The present study has certain limitations. We did not obtain patient histories regarding passive smoking outside the home, the last cigarette smoked, or smoking patterns. Those factors can influence eCO levels and could decrease the sensitivity and specificity of eCO monitoring. In addition, we did not collect demographic data related to ethnic or racial characteristics. Ethnic or racial differences in the metabolism and clearance of nicotine could constitute an alternative explanation for our findings. There have been reports that race can influence cotinine concentrations, serum cotinine levels being higher among black smokers than among white smokers, due to differences in the metabolism of nicotine.( 28 ) If the Brazilian population metabolizes nicotine more slowly, our results would be partly accounted for without underreporting. Another explanation is that airway obstruction might influence levels of eCO. Therefore, eCO measurements could be inaccurate in patients with severe airway obstruction.( 29 ) Nevertheless, although the patients in our sample had moderate-to-severe airway obstruction, we found no significant correlation between eCO and FEV1. Another potential limitation of our study is that we used a convenience sample of consecutive participants, rather than a random sample of subjects.

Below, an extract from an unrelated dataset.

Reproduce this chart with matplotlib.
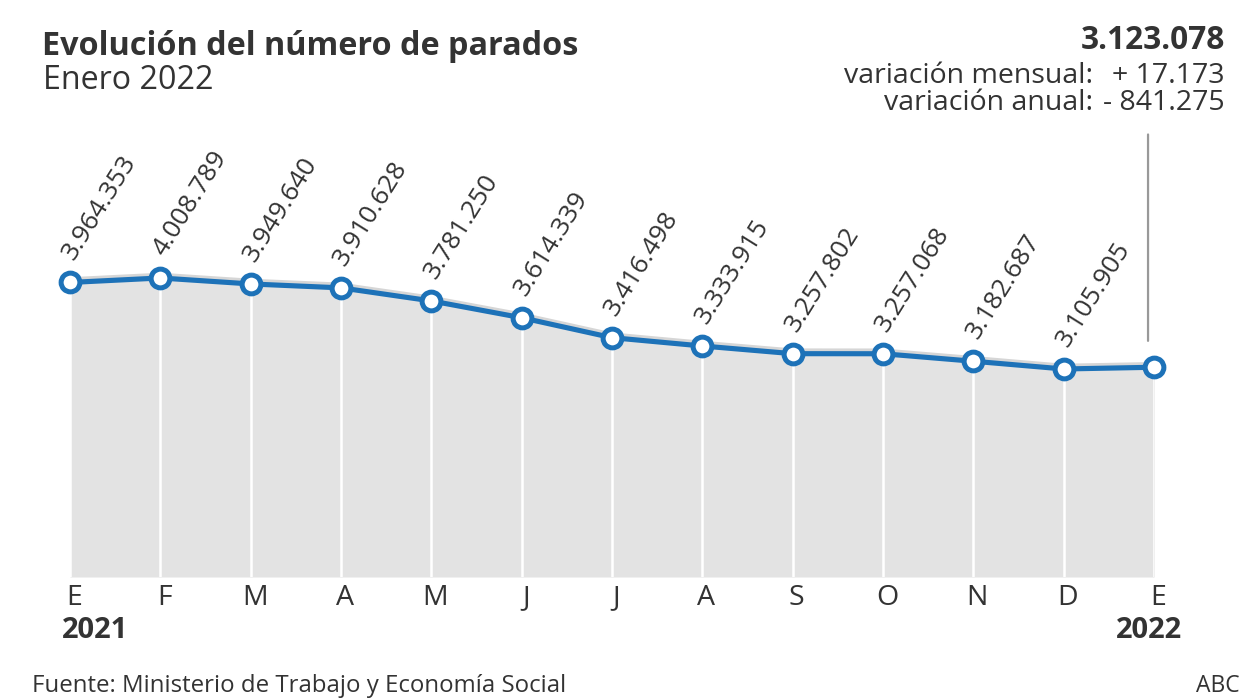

The results of our study confirm that patient-offered smoking history is unreliable, because we did not find that patient-reported smoking status correlated with urinary cotinine concentration or eCO level. Our findings also indicate that eCO is sufficient to discriminate between smokers and nonsmokers. If our findings can be generalized to other populations and diseases, then there is cause for concern about the use of questionnaires as the only sources of data on smoking in epidemiological studies and surveys involving respiratory patients.

In summary, the present study further substantiates the idea that self-reported smoking status is unreliable in the population of patients with obstructive lung diseases, given that a considerable proportion of our patients lied to their physicians. Objective measurement of smoking status could be helpful in allowing better clinical management and patient counseling in COPD and asthma.